Last week in the South Bahamas Conference, we welcomed the UBUNTU choir of Burman University located in Alberta, Canada. The group was welcomed by administrators, pastors, and staff members of the Conference on Monday, May 6th during a courtesy call at the office. Pastor Romando Carey founding director and conductor of the choir shared the meaning behind its name.

Carey shared, "The UBUNTU is a Zulu word, and it's not necessarily just a simple word, but more so a philosophy, it’s a way of life, it’s a culture, and we typically translate it, "I am, because we are." We are humans because other people are humans. I experience my humanity through other people. If I treat other humans poorly, then I inherently am degrading my own humanity."

The group spent the week in Nassau engaged in outreach activities. On May 8th, the choir visited the Simpson Penn School for Boys, where they worshipped with the boys, and the students at the Willamae Pratt School for Girls. The choir members interacted with the students sharing their testimonies and rendering a few musical selections. Carey also encouraged the students to be bold in sharing what God has done for them.

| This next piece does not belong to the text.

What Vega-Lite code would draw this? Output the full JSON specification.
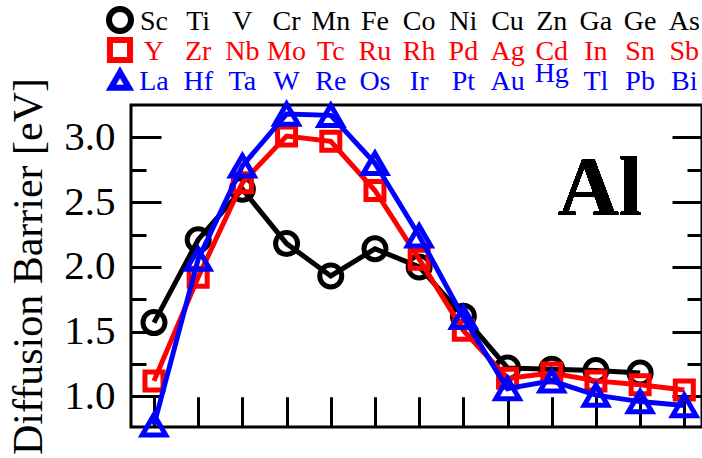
{
  "$schema": "https://vega.github.io/schema/vega-lite/v6.json",
  "width": 571,
  "height": 322,
  "autosize": {"type": "none"},
  "padding": {"left": 131, "top": 105, "right": 0, "bottom": 31},
  "background": "white",
  "config": {
    "view": {"stroke": "black", "strokeWidth": 3},
    "font": "Liberation Serif"
  },
  "data": {
    "values": [
      {"pos": 1, "series": "3d", "element": "Sc", "barrier": 1.57},
      {"pos": 2, "series": "3d", "element": "Ti", "barrier": 2.21},
      {"pos": 3, "series": "3d", "element": "V", "barrier": 2.60},
      {"pos": 4, "series": "3d", "element": "Cr", "barrier": 2.18},
      {"pos": 5, "series": "3d", "element": "Mn", "barrier": 1.93},
      {"pos": 6, "series": "3d", "element": "Fe", "barrier": 2.14},
      {"pos": 7, "series": "3d", "element": "Co", "barrier": 2.00},
      {"pos": 8, "series": "3d", "element": "Ni", "barrier": 1.62},
      {"pos": 9, "series": "3d", "element": "Cu", "barrier": 1.22},
      {"pos": 10, "series": "3d", "element": "Zn", "barrier": 1.21},
      {"pos": 11, "series": "3d", "element": "Ga", "barrier": 1.20},
      {"pos": 12, "series": "3d", "element": "Ge", "barrier": 1.18},
      {"pos": 13, "series": "3d", "element": "As", "barrier": null},
      {"pos": 1, "series": "4d", "element": "Y", "barrier": 1.12},
      {"pos": 2, "series": "4d", "element": "Zr", "barrier": 1.92},
      {"pos": 3, "series": "4d", "element": "Nb", "barrier": 2.65},
      {"pos": 4, "series": "4d", "element": "Mo", "barrier": 3.01},
      {"pos": 5, "series": "4d", "element": "Tc", "barrier": 2.97},
      {"pos": 6, "series": "4d", "element": "Ru", "barrier": 2.59},
      {"pos": 7, "series": "4d", "element": "Rh", "barrier": 2.06},
      {"pos": 8, "series": "4d", "element": "Pd", "barrier": 1.51},
      {"pos": 9, "series": "4d", "element": "Ag", "barrier": 1.14},
      {"pos": 10, "series": "4d", "element": "Cd", "barrier": 1.18},
      {"pos": 11, "series": "4d", "element": "In", "barrier": 1.12},
      {"pos": 12, "series": "4d", "element": "Sn", "barrier": 1.09},
      {"pos": 13, "series": "4d", "element": "Sb", "barrier": 1.05},
      {"pos": 1, "series": "5d", "element": "La", "barrier": 0.78},
      {"pos": 2, "series": "5d", "element": "Hf", "barrier": 2.06},
      {"pos": 3, "series": "5d", "element": "Ta", "barrier": 2.78},
      {"pos": 4, "series": "5d", "element": "W", "barrier": 3.18},
      {"pos": 5, "series": "5d", "element": "Re", "barrier": 3.17},
      {"pos": 6, "series": "5d", "element": "Os", "barrier": 2.80},
      {"pos": 7, "series": "5d", "element": "Ir", "barrier": 2.24},
      {"pos": 8, "series": "5d", "element": "Pt", "barrier": 1.61},
      {"pos": 9, "series": "5d", "element": "Au", "barrier": 1.06},
      {"pos": 10, "series": "5d", "element": "Hg", "barrier": 1.12},
      {"pos": 11, "series": "5d", "element": "Tl", "barrier": 1.01},
      {"pos": 12, "series": "5d", "element": "Pb", "barrier": 0.96},
      {"pos": 13, "series": "5d", "element": "Bi", "barrier": 0.93}
    ]
  },
  "resolve": {"scale": {"x": "independent", "y": "independent"}},
  "layer": [
    {
      "transform": [{"filter": "datum.series === '3d'"}],
      "mark": {"type": "line", "strokeWidth": 5, "color": "#000000"},
      "encoding": {
        "x": {
          "field": "pos", "type": "quantitative",
          "scale": {"domain": [0.48, 13.4], "nice": false, "zero": false},
          "axis": {"orient": "bottom", "values": [1, 2, 3, 4, 5, 6, 7, 8, 9, 10, 11, 12, 13], "ticks": true, "tickSize": 30, "offset": -30, "tickColor": "#000000", "tickWidth": 3, "tickOpacity": 1, "labels": false, "domain": false, "grid": false, "title": null}
        },
        "y": {
          "field": "barrier", "type": "quantitative",
          "scale": {"domain": [0.764, 3.25], "nice": false, "zero": false},
          "axis": {
            "orient": "left", "values": [1, 1.5, 2, 2.5, 3], "ticks": false, "tickSize": 0,
            "domain": false, "grid": false, "format": ".1f",
            "labelFont": "Liberation Serif", "labelFontSize": 41, "labelColor": "black", "labelPadding": 16,
            "title": "Diffusion Barrier [eV]",
            "titleFont": "Liberation Serif", "titleFontSize": 42, "titleFontWeight": "normal",
            "titleColor": "black", "titlePadding": 13
          }
        }
      }
    },
    {
      "transform": [{"filter": "datum.series === '3d'"}],
      "mark": {"type": "point", "shape": "circle", "size": 484, "filled": false, "strokeWidth": 5, "opacity": 1, "color": "#000000"},
      "encoding": {
        "x": {
          "field": "pos", "type": "quantitative",
          "scale": {"domain": [0.48, 13.4], "nice": false, "zero": false},
          "axis": {"orient": "top", "values": [1, 2, 3, 4, 5, 6, 7, 8, 9, 10, 11, 12, 13], "ticks": false, "labels": false, "domain": false, "title": null, "grid": true, "gridColor": "#000000", "gridWidth": 3, "gridOpacity": 1, "gridDash": [30, 2000]}
        },
        "y": {
          "field": "barrier", "type": "quantitative",
          "scale": {"domain": [0.764, 3.25], "nice": false, "zero": false},
          "axis": {"orient": "right", "values": [1, 1.5, 2, 2.5, 3], "ticks": true, "tickSize": 30, "offset": -30, "tickColor": "#000000", "tickWidth": 3, "tickOpacity": 1, "labels": false, "domain": false, "grid": false, "title": null}
        }
      }
    },
    {
      "transform": [{"filter": "datum.series === '4d'"}],
      "mark": {"type": "line", "strokeWidth": 5, "color": "#ff0000"},
      "encoding": {
        "x": {"field": "pos", "type": "quantitative", "scale": {"domain": [0.48, 13.4], "nice": false, "zero": false}, "axis": null},
        "y": {
          "field": "barrier", "type": "quantitative",
          "scale": {"domain": [0.764, 3.25], "nice": false, "zero": false},
          "axis": {"orient": "left", "values": [1.25, 1.75, 2.25, 2.75], "ticks": false, "labels": false, "domain": false, "title": null, "grid": true, "gridColor": "#000000", "gridWidth": 3, "gridOpacity": 1, "gridDash": [15, 2000]}
        }
      }
    },
    {
      "transform": [{"filter": "datum.series === '4d'"}],
      "mark": {"type": "point", "shape": "square", "size": 324, "filled": false, "strokeWidth": 5, "opacity": 1, "color": "#ff0000"},
      "encoding": {
        "x": {"field": "pos", "type": "quantitative", "scale": {"domain": [0.48, 13.4], "nice": false, "zero": false}, "axis": null},
        "y": {
          "field": "barrier", "type": "quantitative",
          "scale": {"domain": [0.764, 3.25], "nice": false, "zero": false},
          "axis": {"orient": "right", "values": [1.25, 1.75, 2.25, 2.75], "ticks": true, "tickSize": 15, "offset": -15, "tickColor": "#000000", "tickWidth": 3, "tickOpacity": 1, "labels": false, "domain": false, "grid": false, "title": null}
        }
      }
    },
    {
      "transform": [{"filter": "datum.series === '5d'"}],
      "mark": {"type": "line", "strokeWidth": 5, "color": "#0000ff"},
      "encoding": {
        "x": {"field": "pos", "type": "quantitative", "scale": {"domain": [0.48, 13.4], "nice": false, "zero": false}, "axis": null},
        "y": {
          "field": "barrier", "type": "quantitative",
          "scale": {"domain": [0.764, 3.25], "nice": false, "zero": false},
          "axis": {"orient": "left", "values": [1, 1.5, 2, 2.5, 3], "ticks": false, "labels": false, "domain": false, "title": null, "grid": true, "gridColor": "#000000", "gridWidth": 3, "gridOpacity": 1, "gridDash": [30, 2000]}
        }
      }
    },
    {
      "transform": [{"filter": "datum.series === '5d'"}],
      "mark": {"type": "point", "shape": "triangle-up", "size": 550, "filled": false, "strokeWidth": 5, "opacity": 1, "color": "#0000ff"},
      "encoding": {
        "x": {"field": "pos", "type": "quantitative", "scale": {"domain": [0.48, 13.4], "nice": false, "zero": false}, "axis": null},
        "y": {"field": "barrier", "type": "quantitative", "scale": {"domain": [0.764, 3.25], "nice": false, "zero": false}, "axis": null}
      }
    },
    {
      "mark": {"type": "text", "font": "Liberation Serif", "fontSize": 84, "fontWeight": "bold", "align": "center", "baseline": "alphabetic", "color": "black"},
      "encoding": {
        "x": {"datum": 11.09, "type": "quantitative", "scale": {"domain": [0.48, 13.4], "nice": false, "zero": false}, "axis": null},
        "y": {"datum": 2.40, "type": "quantitative", "scale": {"domain": [0.764, 3.25], "nice": false, "zero": false}, "axis": null},
        "text": {"value": "Al"}
      }
    },
    {
      "encoding": {
        "x": {"field": "pos", "type": "quantitative", "scale": {"domain": [0.48, 13.4], "nice": false, "zero": false}, "axis": null},
        "y": {
          "field": "series", "type": "nominal",
          "scale": {"type": "point", "domain": ["3d", "4d", "5d"], "range": [-75, -15], "padding": 0},
          "axis": null
        },
        "color": {
          "field": "series", "type": "nominal",
          "scale": {"domain": ["3d", "4d", "5d"], "range": ["#000000", "#ff0000", "#0000ff"]},
          "legend": null
        }
      },
      "layer": [
        {
          "transform": [{"filter": "datum.element !== 'Hg'"}],
          "mark": {"type": "text", "font": "Liberation Serif", "fontSize": 28, "align": "center", "baseline": "alphabetic"},
          "encoding": {"text": {"field": "element", "type": "nominal"}}
        },
        {
          "transform": [{"filter": "datum.element === 'Hg'"}],
          "mark": {"type": "text", "font": "Liberation Serif", "fontSize": 28, "align": "center", "baseline": "alphabetic", "dy": -8},
          "encoding": {"text": {"field": "element", "type": "nominal"}}
        },
        {
          "transform": [{"filter": "datum.pos === 1"}],
          "mark": {"type": "point", "filled": false, "strokeWidth": 6, "opacity": 1, "yOffset": -10},
          "encoding": {
            "x": {"datum": 0.231, "type": "quantitative"},
            "shape": {
              "field": "series", "type": "nominal",
              "scale": {"domain": ["3d", "4d", "5d"], "range": ["circle", "square", "triangle-up"]},
              "legend": null
            },
            "size": {
              "field": "series", "type": "nominal",
              "scale": {"domain": ["3d", "4d", "5d"], "range": [484, 324, 550]},
              "legend": null
            }
          }
        }
      ]
    }
  ]
}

Carey said, "Your stories are not things that everybody understands. The things you live through are not things everyone understands. And even angels themselves do not understand it. So when you open your mouth to praise God, it’s going to be a very, very different experience."

Throughout the week the group was also given the opportunity to meet with the Permanent Secretary and Director General of the Ministry of Tourism as well as the residents of the Ranfurly Home for Children. The choir, which started six years ago, and has grown tremendously from 25 to 40 individuals, is an internationally diverse group with over 23 countries represented. According to Pastor Carey, one of the original goals of the choir was to celebrate black Christian composers and their music and to create community.

Carey continued, "I particularly started this choir to celebrate the contribution of black composers to the coral fabric of music, as well as encouraging our black students to take pride in what they bring to the table. We are constantly in pursuit of excellence, not just in music, but all facets of our lives. And we are also in pursuit of community, as our name suggests UBUNTU, we value community, we value other people. And so we want to create spaces where humans can love each other, and bask in their humanity, get to know each other well, and then pursue excel together."

The choir concluded their trip with a weekend of music. On Friday evening, the choir hosted a vesper service at the Francophone Adventist church. On Sabbath morning the choir worshipped with the Grant's Town, Centreville, and Living Faith churches. The highlight of their trip was the Mother's Day concert held Saturday evening at the Hillview Adventist church. The concert featured a diverse repertoire of uplifting songs with a special tribute to all the mothers in attendance.